In Battery Park recently, a 5-year-old child with a full bladder was caught midday with his pants down, discreetly urinating near a bathroom that should not have been locked. Instantly a half-dozen members of a Park Department SWAT team of code enforcers converged on his mother and gave her a summons and fine. 

At a playground named after a member of a prominent Queens political family, the bathroom has been shackled for months with no explanatory signs or action after multiple notifications to the city's official website. I know the guy who tapped a kidney on the side of the brick outhouse, but I'm neither snitch nor confessor.

Why not just fix the damn toilets and cut down on overtime for the Parks Dept. Delta Force?

What is being done to prevent e-bike fatalities, which numbered two dozen last year? The city is launching a safety campaign! Why not mandate licenses subject to revocation, escalating insurance costs and fines and forfeiture for violators.

And what does "prosecution to the fullest (expedient) extent of the law" mean? An old parishioner was punched down a flight of steps outside her church and sustained a fractured skull and brain bleed. The victim's grandson "hopes" the thug will be held in custody. That would universally be taken for granted in a rational society. He was at least taken to a juvenile facility but may not be tried as an adult.

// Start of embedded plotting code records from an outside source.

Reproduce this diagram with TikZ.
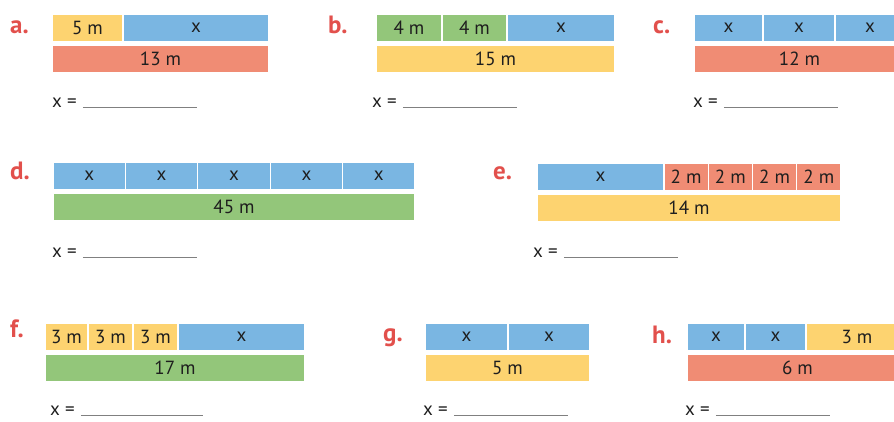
\documentclass[tikz,border=0pt]{standalone}
\usepackage{fontspec}
\setmainfont{PT Sans}
\usepackage{xcolor}
\usetikzlibrary{positioning}

\definecolor{barblue}{RGB}{122,182,226}
\definecolor{baryellow}{RGB}{253,211,112}
\definecolor{barred}{RGB}{240,140,116}
\definecolor{bargreen}{RGB}{147,198,122}
\definecolor{labred}{RGB}{226,80,76}
\definecolor{ink}{RGB}{30,30,30}

\begin{document}
\begin{tikzpicture}[
  x=1pt, y=-1pt,
  node distance=0pt,
  bar/.style={draw=white, line width=1.2pt, inner sep=0pt, outer sep=0pt,
              minimum height=28pt, font=\fontsize{19}{19}\selectfont, text=ink},
  xbox/.style={bar, fill=barblue},
  ybox/.style={bar, fill=baryellow},
  rbox/.style={bar, fill=barred},
  gbox/.style={bar, fill=bargreen},
  lab/.style={anchor=base west, inner sep=0pt,
              font=\fontsize{25}{25}\selectfont\bfseries, text=labred},
  ans/.style={anchor=base west, inner sep=0pt,
              font=\fontsize{19}{19}\selectfont, text=ink},
  blank/.style={draw=gray, line width=0.9pt}
]
  \path[use as bounding box] (0,0) rectangle (894,421);
  \clip (0,0) rectangle (894,421);

  % a.
  \node[lab] (la) at (10,33) {a.};
  \node[ybox, minimum width=71pt, anchor=north west] (a1) at (52,14) {5 m};
  \node[xbox, minimum width=146pt, right=of a1] (a2) {x};
  \node[rbox, minimum width=217pt, below=3pt of a1.south west, anchor=north west] (a3) {13 m};
  \node[ans] (xa) at (52,107) {x =};
  \draw[blank] ([xshift=6pt]xa.base east) -- ++(114,0);

  % b.
  \node[lab] (lb) at (328,33) {b.};
  \node[gbox, minimum width=66pt, anchor=north west] (b1) at (376,14) {4 m};
  \node[gbox, minimum width=65pt, right=of b1] (b2) {4 m};
  \node[xbox, minimum width=108pt, right=of b2] (b3) {x};
  \node[ybox, minimum width=239pt, below=3pt of b1.south west, anchor=north west] (b4) {15 m};
  \node[ans] (xb) at (372,107) {x =};
  \draw[blank] ([xshift=6pt]xb.base east) -- ++(114,0);

  % c.
  \node[lab] (lc) at (653,33) {c.};
  \node[xbox, minimum width=69pt, anchor=north west] (c1) at (694,14) {x};
  \node[xbox, minimum width=72pt, right=of c1] (c2) {x};
  \node[xbox, minimum width=70pt, right=of c2] (c3) {x};
  \node[rbox, minimum width=211pt, below=3pt of c1.south west, anchor=north west] (c4) {12 m};
  \node[ans] (xc) at (693,107) {x =};
  \draw[blank] ([xshift=6pt]xc.base east) -- ++(114,0);

  % d.
  \node[lab] (ld) at (10,179) {d.};
  \node[xbox, minimum width=72.4pt, anchor=north west] (d1) at (53,162) {x};
  \node[xbox, minimum width=72.4pt, right=of d1] (d2) {x};
  \node[xbox, minimum width=72.4pt, right=of d2] (d3) {x};
  \node[xbox, minimum width=72.4pt, right=of d3] (d4) {x};
  \node[xbox, minimum width=72.4pt, right=of d4] (d5) {x};
  \node[gbox, minimum width=362pt, below=3pt of d1.south west, anchor=north west] (d6) {45 m};
  \node[ans] (xd) at (52,257) {x =};
  \draw[blank] ([xshift=6pt]xd.base east) -- ++(114,0);

  % e.
  \node[lab] (le) at (493,179) {e.};
  \node[xbox, minimum width=127pt, anchor=north west] (e1) at (537,163) {x};
  \node[rbox, minimum width=44.25pt, right=of e1] (e2) {2 m};
  \node[rbox, minimum width=44.25pt, right=of e2] (e3) {2 m};
  \node[rbox, minimum width=44.25pt, right=of e3] (e4) {2 m};
  \node[rbox, minimum width=44.25pt, right=of e4] (e5) {2 m};
  \node[ybox, minimum width=304pt, below=3pt of e1.south west, anchor=north west] (e6) {14 m};
  \node[ans] (xe) at (533,257) {x =};
  \draw[blank] ([xshift=6pt]xe.base east) -- ++(114,0);

  % f.
  \node[lab] (lf) at (10,337) {f.};
  \node[ybox, minimum width=43pt, anchor=north west] (f1) at (45,323) {3 m};
  \node[ybox, minimum width=45pt, right=of f1] (f2) {3 m};
  \node[ybox, minimum width=45pt, right=of f2] (f3) {3 m};
  \node[xbox, minimum width=127pt, right=of f3] (f4) {x};
  \node[gbox, minimum width=260pt, below=3pt of f1.south west, anchor=north west] (f5) {17 m};
  \node[ans] (xf) at (50,415) {x =};
  \draw[blank] ([xshift=6pt]xf.base east) -- ++(122,0);

  % g.
  \node[lab] (lg) at (383,341) {g.};
  \node[xbox, minimum width=83pt, anchor=north west] (g1) at (425,323) {x};
  \node[xbox, minimum width=82pt, right=of g1] (g2) {x};
  \node[ybox, minimum width=165pt, below=3pt of g1.south west, anchor=north west] (g3) {5 m};
  \node[ans] (xg) at (423,415) {x =};
  \draw[blank] ([xshift=6pt]xg.base east) -- ++(114,0);

  % h.
  \node[lab] (lh) at (652,343) {h.};
  \node[xbox, minimum width=58pt, anchor=north west] (h1) at (687,323) {x};
  \node[xbox, minimum width=61pt, right=of h1] (h2) {x};
  \node[ybox, minimum width=102pt, right=of h2] (h3) {3 m};
  \node[rbox, minimum width=221pt, below=3pt of h1.south west, anchor=north west] (h4) {6 m};
  \node[ans] (xh) at (685,415) {x =};
  \draw[blank] ([xshift=6pt]xh.base east) -- ++(114,0);
\end{tikzpicture}
\end{document}
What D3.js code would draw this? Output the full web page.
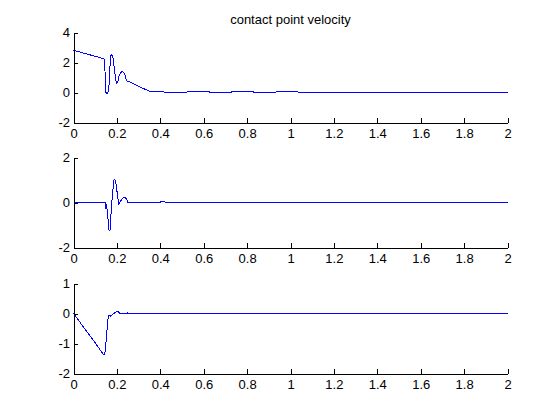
<!DOCTYPE html>
<html lang="en">
  <head>
    <meta charset="utf-8" />
    <title>contact point velocity</title>
    <script src="https://d3js.org/d3.v7.min.js"></script>
    <style>
      body { margin: 0; background: #fff; }
      svg { display: block; }
      .axis path, .axis line { stroke: #000; shape-rendering: crispEdges; }
      .axis text { fill: #000; }
    </style>
  </head>
  <body>
    <div id="chart"></div>
    <script>
      // values: [time, velocity]
      var vel1 = [
        [0, 2.83], [0.139, 2.27], [0.143, 2.22], [0.149, 0.02], [0.155, -0.09],
        [0.162, 0.13], [0.167, 1.26], [0.17, 2.49], [0.175, 2.52], [0.179, 2.47],
        [0.183, 2.25], [0.189, 1.48], [0.193, 1.03], [0.198, 0.63], [0.204, 0.7],
        [0.208, 1.03], [0.216, 1.32], [0.224, 1.41], [0.232, 1.35], [0.238, 1.15],
        [0.244, 0.81], [0.25, 0.76], [0.262, 0.7], [0.285, 0.54], [0.308, 0.36],
        [0.331, 0.22], [0.354, 0.07], [0.36, 0.06], [0.415, 0.06], [0.42, 0],
        [0.519, 0], [0.523, 0.05], [0.626, 0.05], [0.63, 0], [0.725, 0],
        [0.729, 0.05], [0.829, 0.05], [0.833, 0], [0.931, 0], [0.935, 0.05],
        [1.035, 0.05], [1.039, 0], [2, 0]
      ];
      var vel2 = [
        [0, 0], [0.146, 0], [0.148, -0.27], [0.151, -0.05], [0.154, -0.27],
        [0.158, -0.6], [0.164, -1.24], [0.168, -1.24], [0.173, -0.5], [0.178, 0.18],
        [0.186, 1.0], [0.19, 1.04], [0.193, 1.0], [0.198, 0.7], [0.203, 0.3],
        [0.209, -0.05], [0.216, 0.06], [0.232, 0.25], [0.244, 0.18], [0.251, 0],
        [0.4, 0], [0.404, 0.06], [0.42, 0.06], [0.424, 0], [2, 0]
      ];
      var vel3 = [
        [0, 0], [0.101, -0.99], [0.139, -1.38], [0.143, -1.37], [0.147, -1.21],
        [0.152, -0.77], [0.158, -0.22], [0.163, -0.06], [0.17, -0.09], [0.193, 0.04],
        [0.204, 0.08], [0.215, 0], [0.247, 0], [0.25, 0.02], [0.254, 0], [2, 0]
      ];

      var xTicks = [0, 0.2, 0.4, 0.6, 0.8, 1, 1.2, 1.4, 1.6, 1.8, 2];
      var xTickLabels = ["0", "0.2", "0.4", "0.6", "0.8", "1", "1.2", "1.4", "1.6", "1.8", "2"];
      var yTicks1 = [-2, 0, 2, 4];
      var yTickLabels1 = ["-2", "0", "2", "4"];
      var yTicks2 = [-2, 0, 2];
      var yTickLabels2 = ["-2", "0", "2"];
      var yTicks3 = [-2, -1, 0, 1];
      var yTickLabels3 = ["-2", "-1", "0", "1"];
      var title = "contact point velocity";

      var W = 560, H = 420;
      var left = 73.5, right = 507.5;
      var font = "'Liberation Sans', Arial, Helvetica, sans-serif";

      var panels = [
        { data: vel1, ticks: yTicks1, labels: yTickLabels1, top: 32.8, bottom: 122.5 },
        { data: vel2, ticks: yTicks2, labels: yTickLabels2, top: 157.8, bottom: 247.5 },
        { data: vel3, ticks: yTicks3, labels: yTickLabels3, top: 283.5, bottom: 373.5 }
      ];

      var svg = d3.select("#chart").append("svg")
        .attr("width", W)
        .attr("height", H);
      svg.append("rect").attr("width", W).attr("height", H).attr("fill", "#fff");

      var x = d3.scaleLinear().domain([0, 2]).range([left, right]);

      panels.forEach(function (p) {
        var y = d3.scaleLinear()
          .domain(d3.extent(p.ticks))
          .range([p.bottom, p.top]);

        var line = d3.line()
          .x(function (d) { return x(d[0]); })
          .y(function (d) { return y(d[1]); });

        // aliased like the matlab renderer
        svg.append("path")
          .datum(p.data)
          .attr("fill", "none")
          .attr("stroke", "#0000ff")
          .attr("stroke-width", 1)
          .attr("shape-rendering", "crispEdges")
          .attr("d", line);

        var gx = svg.append("g")
          .attr("class", "axis")
          .attr("transform", "translate(0," + p.bottom + ")")
          .call(d3.axisBottom(x)
            .tickValues(xTicks)
            .tickFormat(function (d, i) { return xTickLabels[i]; })
            .tickSizeInner(-4.5)
            .tickSizeOuter(0)
            .tickPadding(6));

        var gy = svg.append("g")
          .attr("class", "axis")
          .attr("transform", "translate(" + left + ",0)")
          .call(d3.axisLeft(y)
            .tickValues(p.ticks)
            .tickFormat(function (d, i) { return p.labels[i]; })
            .tickSizeInner(-4.5)
            .tickSizeOuter(0)
            .tickPadding(3.5));

        [gx, gy].forEach(function (g) {
          g.attr("font-family", font).attr("font-size", 13);
        });
      });

      svg.append("text")
        .attr("x", (left + right) / 2)
        .attr("y", 23.5)
        .attr("text-anchor", "middle")
        .attr("font-family", font)
        .attr("font-size", 13)
        .text(title);
    </script>
  </body>
</html>
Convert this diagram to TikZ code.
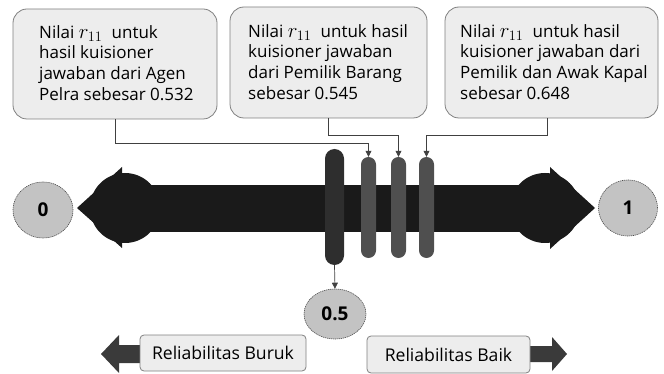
\documentclass[tikz,border=0pt]{standalone}
\usepackage{fontspec}
\setmainfont{Open Sans}
\usetikzlibrary{arrows.meta,shapes.geometric}
\definecolor{barblack}{HTML}{1A1A1A}
\definecolor{pilldark}{HTML}{2E2E2E}
\definecolor{pillmid}{HTML}{4F4F4F}
\definecolor{boxfill}{HTML}{EDEDED}
\definecolor{boxline}{HTML}{808080}
\definecolor{dotfill}{HTML}{C3C3C3}
\definecolor{arrowgray}{HTML}{3A3A3A}
\newcommand{\rcoef}{{\fontsize{20}{20}\selectfont$r_{11}$}}
\tikzset{
  topbox/.style={draw=boxline, fill=boxfill, rounded corners=14pt, line width=0.8pt, inner sep=0pt},
  boxtext/.style={anchor=west, align=left, inner sep=0pt, font=\fontsize{17}{20.7}\selectfont},
  pill/.style={inner sep=0pt, draw=none},
  mark0/.style={ellipse, fill=dotfill, draw=black!70, dash pattern=on 1.2pt off 0.8pt, line width=0.6pt,
    inner sep=0pt, font=\bfseries\fontsize{19}{22}\selectfont},
  leader/.style={draw=black!75, line width=0.7pt, -{Triangle[length=6pt,width=6pt]}},
  labelbox/.style={draw=boxline, fill=boxfill, rounded corners=4pt, line width=0.8pt, inner sep=0pt,
    font=\fontsize{17.6}{20}\selectfont},
}
\begin{document}
\begin{tikzpicture}[x=1pt, y=-1pt]
\useasboundingbox (0,0) rectangle (664,374);

% main scale bar with rounded arrow heads
\fill[barblack] (120,185) rectangle (550,232);
\fill[barblack] (125,208) circle[radius=35];
\fill[barblack] (545,208) circle[radius=35];
\fill[barblack] (77,208) -- (122,167) -- (122,248) -- cycle;
\fill[barblack] (595,208) -- (550,167) -- (550,249) -- cycle;

% markers on the bar
\node[pill, fill=pilldark, rounded corners=9.5pt, minimum width=19pt, minimum height=116pt] (p0) at (334.5,207) {};
\node[pill, fill=pillmid, rounded corners=7.5pt, minimum width=15pt, minimum height=101pt] (p1) at (368.5,207.5) {};
\node[pill, fill=pillmid, rounded corners=7.5pt, minimum width=15pt, minimum height=101pt] (p2) at (398.5,207.5) {};
\node[pill, fill=pillmid, rounded corners=7.5pt, minimum width=15pt, minimum height=101pt] (p3) at (426.5,207.5) {};

% end points of the scale
\node[mark0, minimum width=60pt, minimum height=56pt] (zero) at (43,210) {0};
\node[mark0, minimum width=59pt, minimum height=56pt] (one) at (628,208) {1};
\node[mark0, minimum width=62pt, minimum height=50pt] (half) at (335,314) {0.5};

% value boxes
\node[topbox, minimum width=204pt, minimum height=110pt] (b1) at (115,64) {};
\node[boxtext] (t1) at (39,63) {Nilai \rcoef\; untuk\\hasil kuisioner\\jawaban dari Agen\\Pelra sebesar 0.532};
\node[topbox, minimum width=197pt, minimum height=111pt] (b2) at (328.5,62.5) {};
\node[boxtext] (t2) at (248,62) {Nilai \rcoef\; untuk hasil\\kuisioner jawaban\\dari Pemilik Barang\\sebesar 0.545};
\node[topbox, minimum width=213pt, minimum height=111pt] (b3) at (551.5,62.5) {};
\node[boxtext] (t3) at (460,62) {Nilai \rcoef\; untuk hasil\\kuisioner jawaban dari\\Pemilik dan Awak Kapal\\sebesar 0.648};

% leaders from the boxes to the markers
\draw[leader] (b1.south) |- (368.5,143) -- (p1.north);
\draw[leader] (b2.south) |- (398.5,135) -- (p2.north);
\draw[leader] ([xshift=-4pt]b3.south) |- (426.5,135) -- (p3.north);
\draw[leader] (p0.south) -- (half.north);

% reliability direction labels
\fill[arrowgray] (140,345) -- (119,345) -- (119,335) -- (101,354) -- (119,373) -- (119,363) -- (140,363) -- cycle;
\fill[arrowgray] (528,346) -- (552,346) -- (552,337) -- (567,354) -- (552,371) -- (552,362) -- (528,362) -- cycle;
\node[labelbox, minimum width=166pt, minimum height=36pt] (bad) at (223,353) {Reliabilitas Buruk};
\node[labelbox, minimum width=163pt, minimum height=37pt] (good) at (448.5,354.5) {Reliabilitas Baik};
\end{tikzpicture}
\end{document}
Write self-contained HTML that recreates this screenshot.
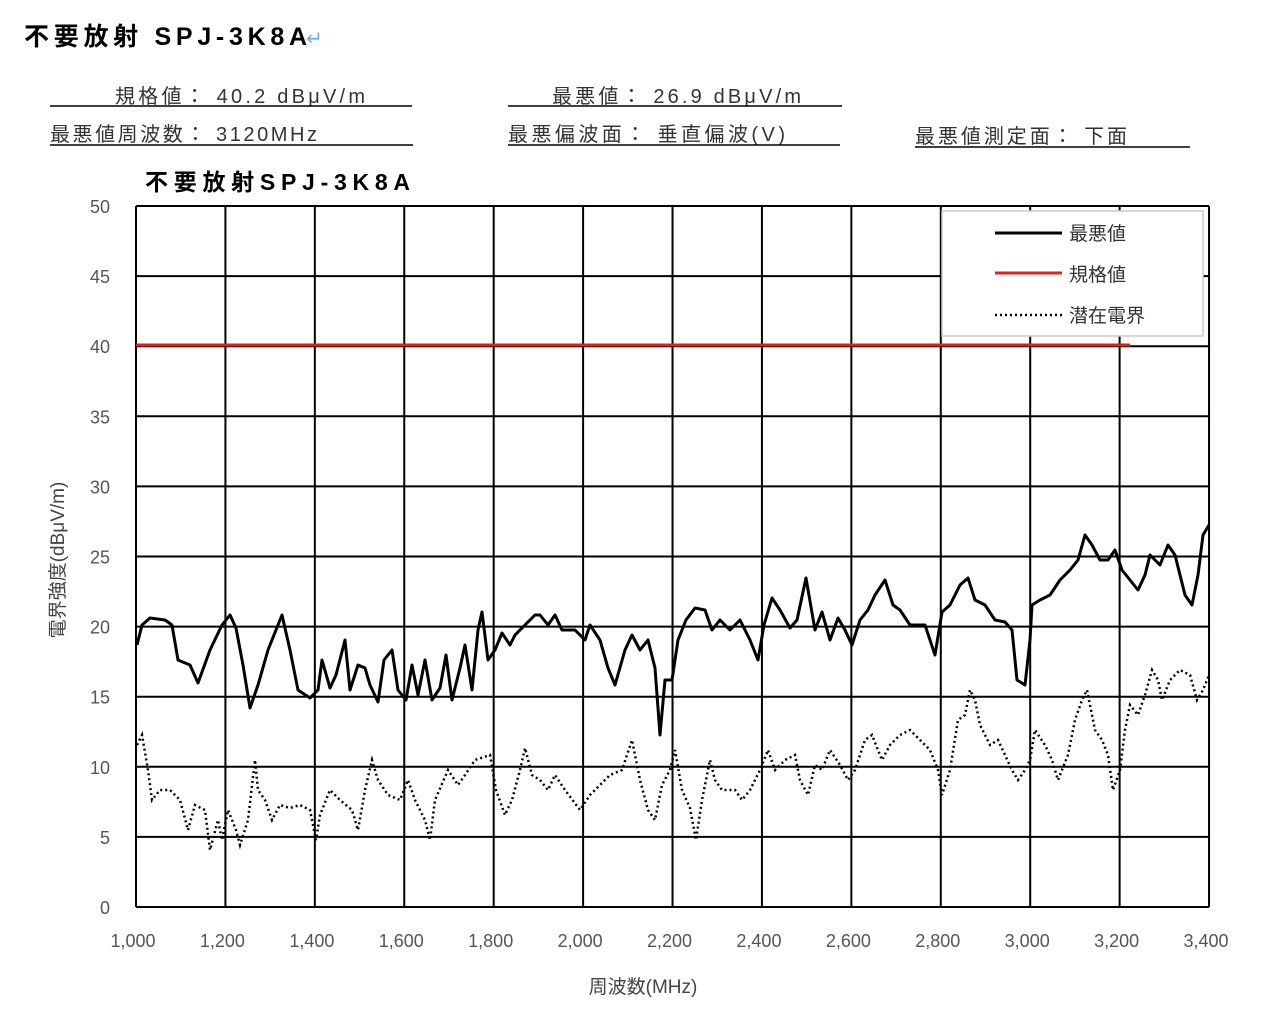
<!DOCTYPE html>
<html><head><meta charset="utf-8"><style>
body{margin:0;background:#fff;width:1274px;height:1028px;overflow:hidden;font-family:"Liberation Sans","Noto Sans CJK JP",sans-serif;}
</style></head><body>
<svg width="1274" height="1028" xmlns="http://www.w3.org/2000/svg" font-family="Liberation Sans, Noto Sans CJK JP, sans-serif">
<text x="24" y="45" font-size="25" font-weight="bold" fill="#000" textLength="283" lengthAdjust="spacing">不要放射 SPJ-3K8A</text>
<text x="306" y="45" font-size="20" fill="#6aaef0">↵</text>
<g font-size="20" fill="#333">
<text x="115" y="103" textLength="250" lengthAdjust="spacing">規格値： 40.2 dBμV/m</text>
<text x="50" y="141" textLength="267" lengthAdjust="spacing">最悪値周波数： 3120MHz</text>
<text x="552" y="103" textLength="249" lengthAdjust="spacing">最悪値： 26.9 dBμV/m</text>
<text x="508" y="141" textLength="277" lengthAdjust="spacing">最悪偏波面： 垂直偏波(V)</text>
<text x="915" y="143" textLength="212" lengthAdjust="spacing">最悪値測定面： 下面</text>
</g>
<g stroke="#000" stroke-width="1.5">
<line x1="50" y1="106" x2="412" y2="106"/><line x1="50" y1="145" x2="413" y2="145"/>
<line x1="508" y1="106" x2="842" y2="106"/><line x1="508" y1="145" x2="840" y2="145"/>
<line x1="915" y1="147" x2="1190" y2="147"/>
</g>
<text x="145" y="190" font-size="23" font-weight="bold" fill="#000" textLength="265" lengthAdjust="spacing">不要放射SPJ-3K8A</text>
<g id="grid" stroke="#000" stroke-width="2"></g>
<g font-size="18" fill="#555" text-anchor="end" id="yl"></g>
<g font-size="18" fill="#555" text-anchor="middle" id="xl"></g>
<text x="643" y="993" font-size="19" fill="#444" text-anchor="middle">周波数(MHz)</text>
<text transform="translate(64,560) rotate(-90)" font-size="19" fill="#444" text-anchor="middle">電界強度(dBμV/m)</text>
<line x1="136" y1="345" x2="1130" y2="345" stroke="#e0201a" stroke-width="3"/>
<polyline id="blk" fill="none" stroke="#000" stroke-width="3" stroke-linejoin="round" points="137,645 142,625 150,618 165,620 172,625 178,660 190,665 198,683 210,650 222,625 230,615 236,628 243,665 250,708 258,685 268,650 278,625 282,615 290,650 298,690 310,698 318,690 322,660 330,688 336,675 345,640 350,690 358,665 365,668 370,685 378,702 384,660 392,650 398,690 406,700 412,665 418,695 425,660 432,700 440,688 446,655 452,700 460,668 465,645 472,690 478,630 482,612 488,660 495,650 502,633 510,645 515,635 525,625 535,615 540,615 548,625 555,615 562,630 575,630 585,640 590,625 600,640 608,668 615,685 625,650 632,635 640,650 648,640 655,668 660,735 665,680 672,680 678,640 686,620 695,608 705,610 712,630 720,620 730,630 740,620 750,640 758,660 764,625 772,598 780,610 790,628 797,620 806,578 815,630 822,612 830,640 838,618 845,630 852,645 860,620 868,610 875,595 885,580 893,605 900,610 910,625 925,625 935,655 942,612 950,605 960,585 968,578 975,600 985,605 995,620 1005,622 1012,630 1017,680 1025,685 1030,640 1032,605 1040,600 1050,595 1060,580 1070,570 1078,560 1085,535 1092,545 1100,560 1108,560 1115,550 1122,570 1130,580 1138,590 1145,575 1150,555 1160,565 1168,545 1175,555 1180,575 1185,595 1192,605 1198,575 1203,535 1209,525"/>
<polyline id="dot" fill="none" stroke="#000" stroke-width="2.5" stroke-dasharray="2 3" points="137,745 142,735 148,770 152,800 160,790 170,790 180,800 188,830 195,805 205,810 210,850 218,820 222,840 228,810 236,830 240,845 248,820 255,760 258,790 265,800 272,820 280,805 290,808 300,805 310,810 316,840 320,815 330,790 340,800 352,810 358,830 365,790 372,760 378,780 388,795 400,800 408,780 415,800 425,820 430,840 435,800 448,770 458,785 465,775 475,760 490,755 496,790 505,815 512,800 520,770 525,748 532,775 540,780 548,790 555,775 565,790 580,810 590,795 600,785 610,775 622,770 632,740 640,780 648,810 655,820 662,785 670,770 675,750 682,790 690,808 696,840 702,800 710,760 715,780 722,790 735,790 742,800 750,790 760,770 768,750 775,770 785,760 795,755 800,780 808,795 815,765 822,770 830,750 840,765 848,780 855,770 865,740 872,735 882,760 890,745 900,735 910,730 920,740 930,750 938,770 942,795 950,770 958,720 965,715 970,690 975,700 980,725 990,745 998,740 1005,755 1012,770 1018,780 1025,770 1030,760 1035,730 1045,745 1052,760 1058,780 1068,755 1075,720 1082,700 1087,690 1095,730 1102,740 1108,755 1113,790 1120,770 1125,730 1130,705 1138,715 1145,695 1152,670 1158,680 1162,700 1170,680 1180,670 1190,675 1197,700 1203,690 1209,675"/>
<rect x="942" y="211" width="261" height="125" fill="#fff" stroke="#ccc" stroke-width="1.5"/>
<line x1="995" y1="233" x2="1062" y2="233" stroke="#000" stroke-width="3"/>
<line x1="995" y1="273" x2="1062" y2="273" stroke="#e0201a" stroke-width="3"/>
<line x1="995" y1="315" x2="1062" y2="315" stroke="#000" stroke-width="2.5" stroke-dasharray="2 3"/>
<g font-size="19" fill="#333">
<text x="1069" y="240">最悪値</text><text x="1069" y="281">規格値</text><text x="1069" y="322">潜在電界</text>
</g>
<script>
var g=document.getElementById('grid'),yl=document.getElementById('yl'),xl=document.getElementById('xl'),ns='http://www.w3.org/2000/svg';
function el(p,t,a,txt){var e=document.createElementNS(ns,t);for(var k in a)e.setAttribute(k,a[k]);if(txt!=null)e.textContent=txt;p.appendChild(e);}
for(var i=0;i<=10;i++){var y=907-i*70.1;el(g,'line',{x1:136,x2:1209,y1:y,y2:y});el(yl,'text',{x:110,y:y+7},String(i*5));}
for(var j=0;j<=12;j++){var x=136+j*89.42;el(g,'line',{x1:x,x2:x,y1:206,y2:907});var f=1000+200*j;el(xl,'text',{x:x-3,y:947},f.toLocaleString('en-US'));}
</script>
</svg>
</body></html>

But we see what we see, and we know what we know. A renaissance of the city is impossible unless we get through the dark ages caused by the blinders of leadership.

Civic engagement is no cake walk for jaded workers, juggling two full-time jobs and earning less than the taxpayers' gifts to unvetted visitors. No offense to migrants, but under ordinary circumstances, they should not be getting benefits above what is available to disabled soldiers and others in need. Neither should they be denied the essentials of life, such as housing and education.

Yet that is what the city has done by suspending its 60-day shelter rule. 

This counterintuitive and cockeyed edict ousts migrants, who must pack up their belongings and locate shelter elsewhere. This provokes resentment, confusion and more bureaucratic redundancies of personnel and documentation. And it causes traumatic and often permanent interruption in the continuity of their children's education.

If the universe were on the market and our city showed up at the garage sale with enough loot in hand and equity to laugh off the sticker shock and make the purchase, we still couldn't heal the dystopia in plain sight, unless we could first find the lost magic penny of honor and pride.

Every morning newscast reminds us that it is out of circulation and no longer minted.